Blog. It has become so foreign to me to pull thoughts, ideas, and feelings out of my head and put them into writing. Lately God has been in the business of redeeming things in my life. I guess one of the reasons for setting out on this adventure is to trust Him with that old part of my life, to bring it back and dust it off. In the last few years I have put myself into the rut of not thinking. I think in mini blogs all day long, but nothing like I used to, really taking a step back and looking at my life and all that surrounds it, most importantly how God has been growing me. My dearest roommate has told me several times to start a blog. I doubted I would be able to since I am a talker by nature, not a writer. I have crappy grammar and punctuation at times and my spelling is atrocious. Oh well, I am believing God for the ability to let Him speak into my life through writing and not limiting myself to having conversations with others since I may not always have others to talk to. Now I venture into writing and thinking and talking to God more. This is a bit scary, not gonna lie.
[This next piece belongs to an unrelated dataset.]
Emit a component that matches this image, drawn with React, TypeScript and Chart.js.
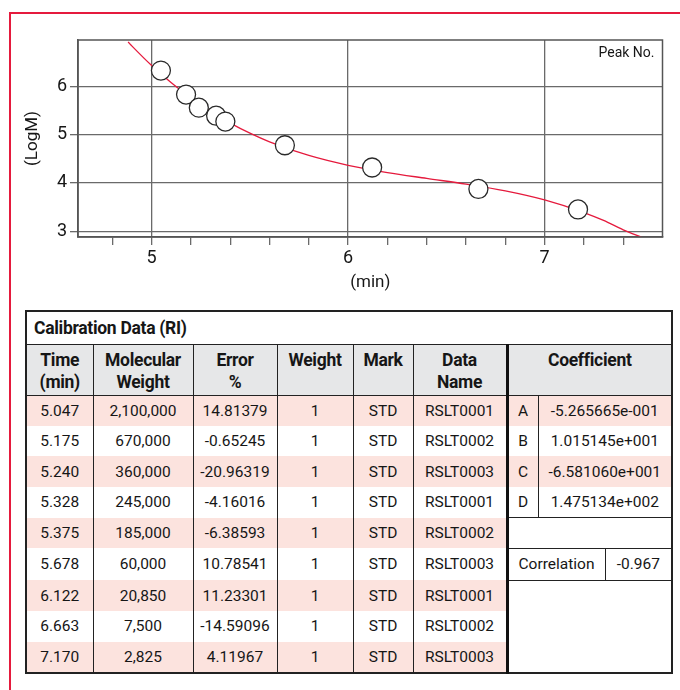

So this is called love to the neighborhood. This is my heart and the way I want to live my life, to bring Jesus and His amazing love into the neighborhood. I am not the best lover of others but I'm growing and, honestly, that is all I want to do. Why have the love of Christ in your heart and not give it away? I do not even think it is a question of why, but how! Christ's love is so life changing and powerful that once it has hit one's heart it cannot be contained in that person, instead it flows out so much so that it becomes apparent to those around and begins to wash over them as we carryout the incarnate love of Jesus by serving and truly caring, among other things.
In this blog I pray that I may be able to explore that amazing love of Jesus, that love that extends to every person that dwells on this beautiful earth. Also, how I interact and react to this love and how it plays out in my life as I venture into my neighborhood to better share it with those who I love already, those who I am learning to love, and those who I really do not love.